Моделью для главного героя послужил, в частности, Всеволод Гаршин. «Этой кротости, этой голубиной чистоты в человеке мне еще не приходилось встречать. Как кристалл чистая душа!» - писал о нем Репин.
Без этого ореола историко-культурных, современных и вечных ассоциаций репинская композиция - всего лишь снимок с «живой картины», пантомимическая постановка в мастерски написанном интерьере.
Иван Грозный и сын его Иван 16 ноября 1581 года. 1885
Холст, масло. 199,5 х 254 см
Государственная Третьяковская галерея
Замысел Ивана Грозного традиционно принято связывать с трагическими событиями русской истории 1881 года - убийством царя Александра II и казнью народовольцев. В названии картины дата 1581 очевидно рифмуется с 1881 годом. Эта связь подкреплена широко известной фразой самого Репина: «Современные, только что затягивавшиеся жизненным чадом, тлели еще не остывшие кратеры... Страшно было подходить - не сдобровать... естественно было искать выхода наболевшему трагизму в истории... Чувства были перегружены ужасами современности».
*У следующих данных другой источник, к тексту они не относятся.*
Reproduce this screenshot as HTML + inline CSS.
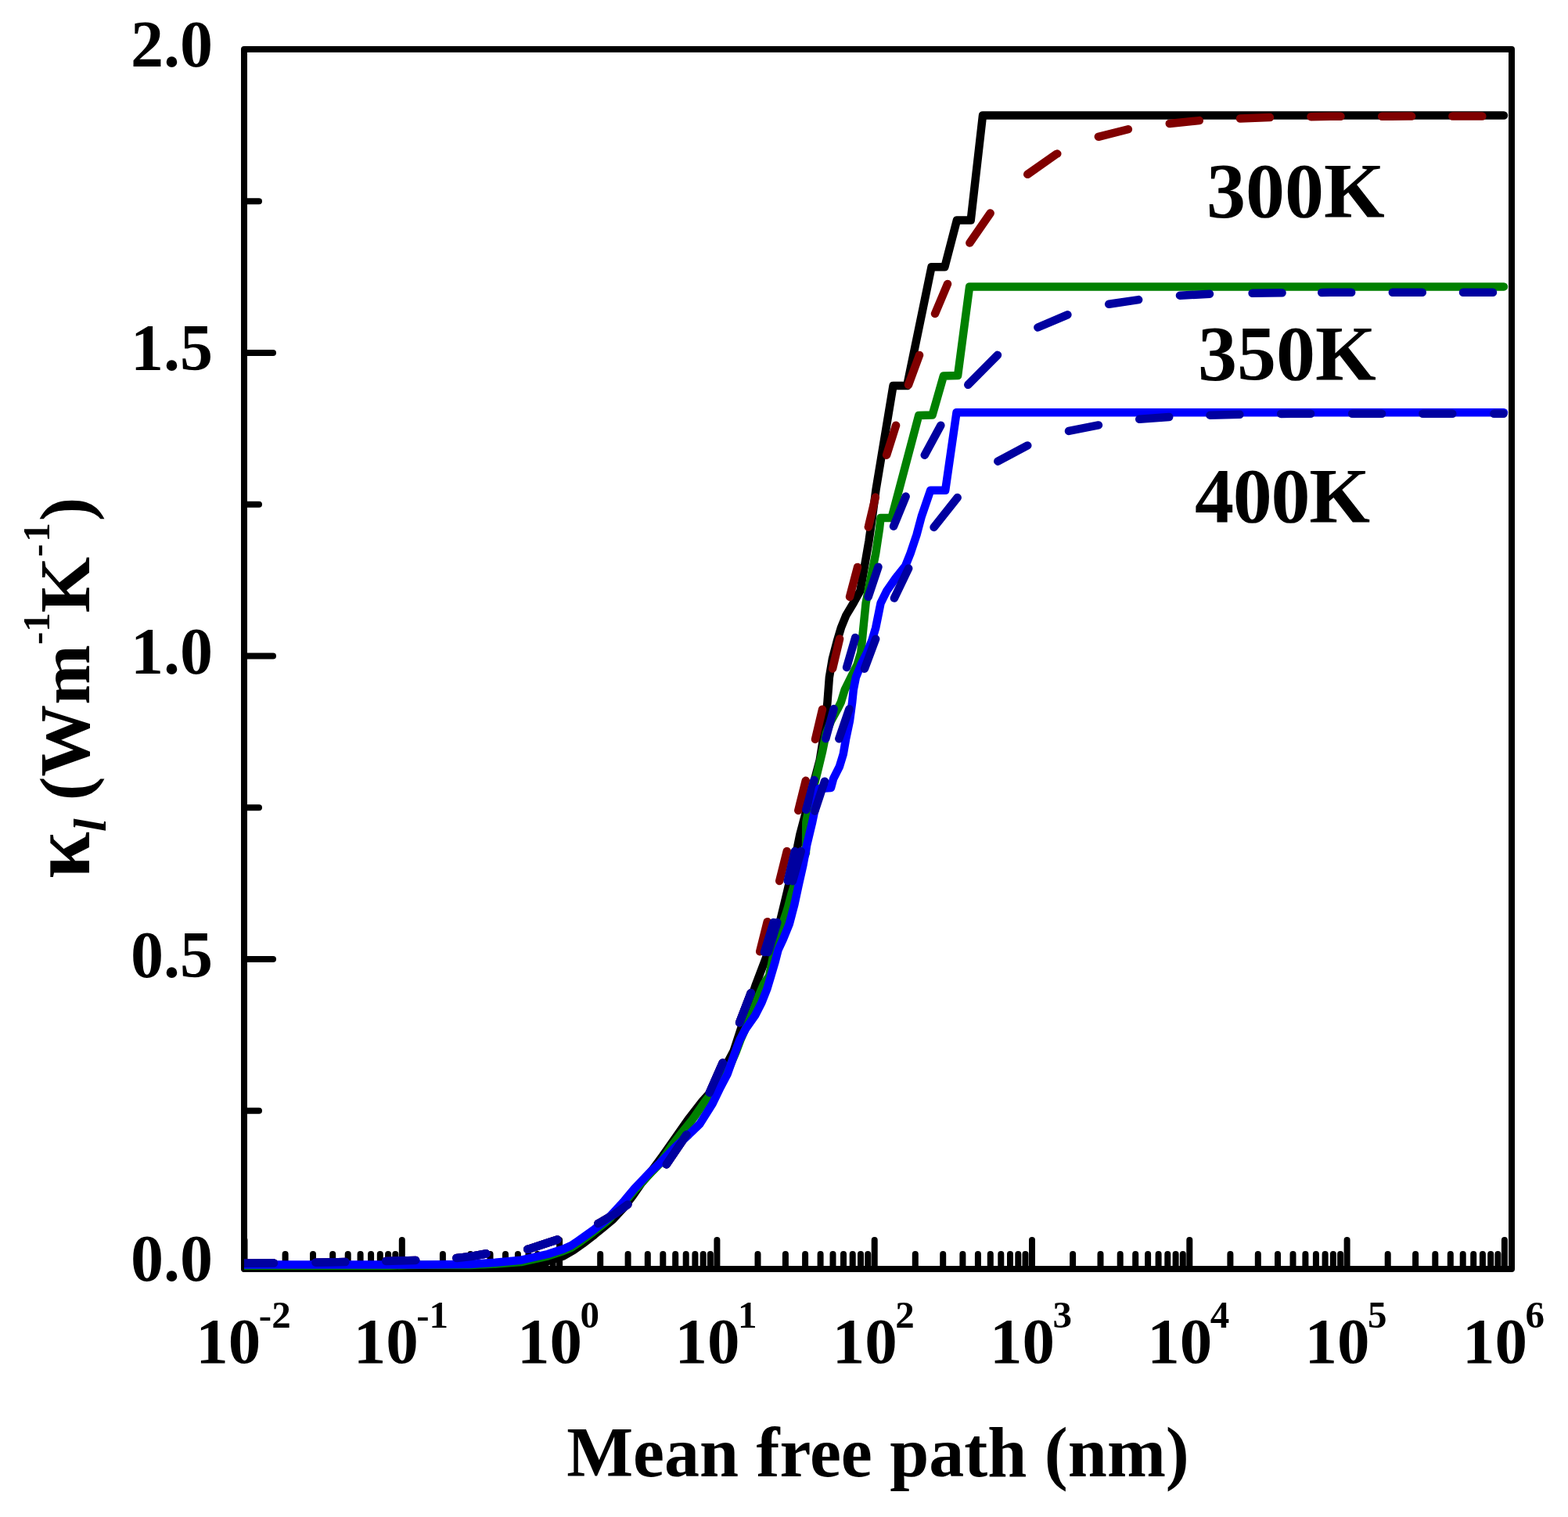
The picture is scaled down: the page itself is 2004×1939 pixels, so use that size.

Менее известен другой факт, связанный с идеей создания картины. Во время путешествия по Европе в 1883 году на Репина сильное впечатление произвело зрелище боя быков, в связи с чем он писал: «Несчастья, живая смерть, убийства и кровь составляют ... влекущую к себе силу... В то время на всех выставках Европы в большом количестве выставлялись кровавые картины. И я, заразившись, вероятно, этой кровавостью, по приезде домой, сейчас же принялся за кровавую сцену Иван Грозный с сыном. И картина крови имела большой успех». Таким образом, для Репина оказалась привлекательной не только историческая, но и, так сказать, «эстетическая» сторона события - случай из истории послужил поводом для создания эффектного живописного зрелища.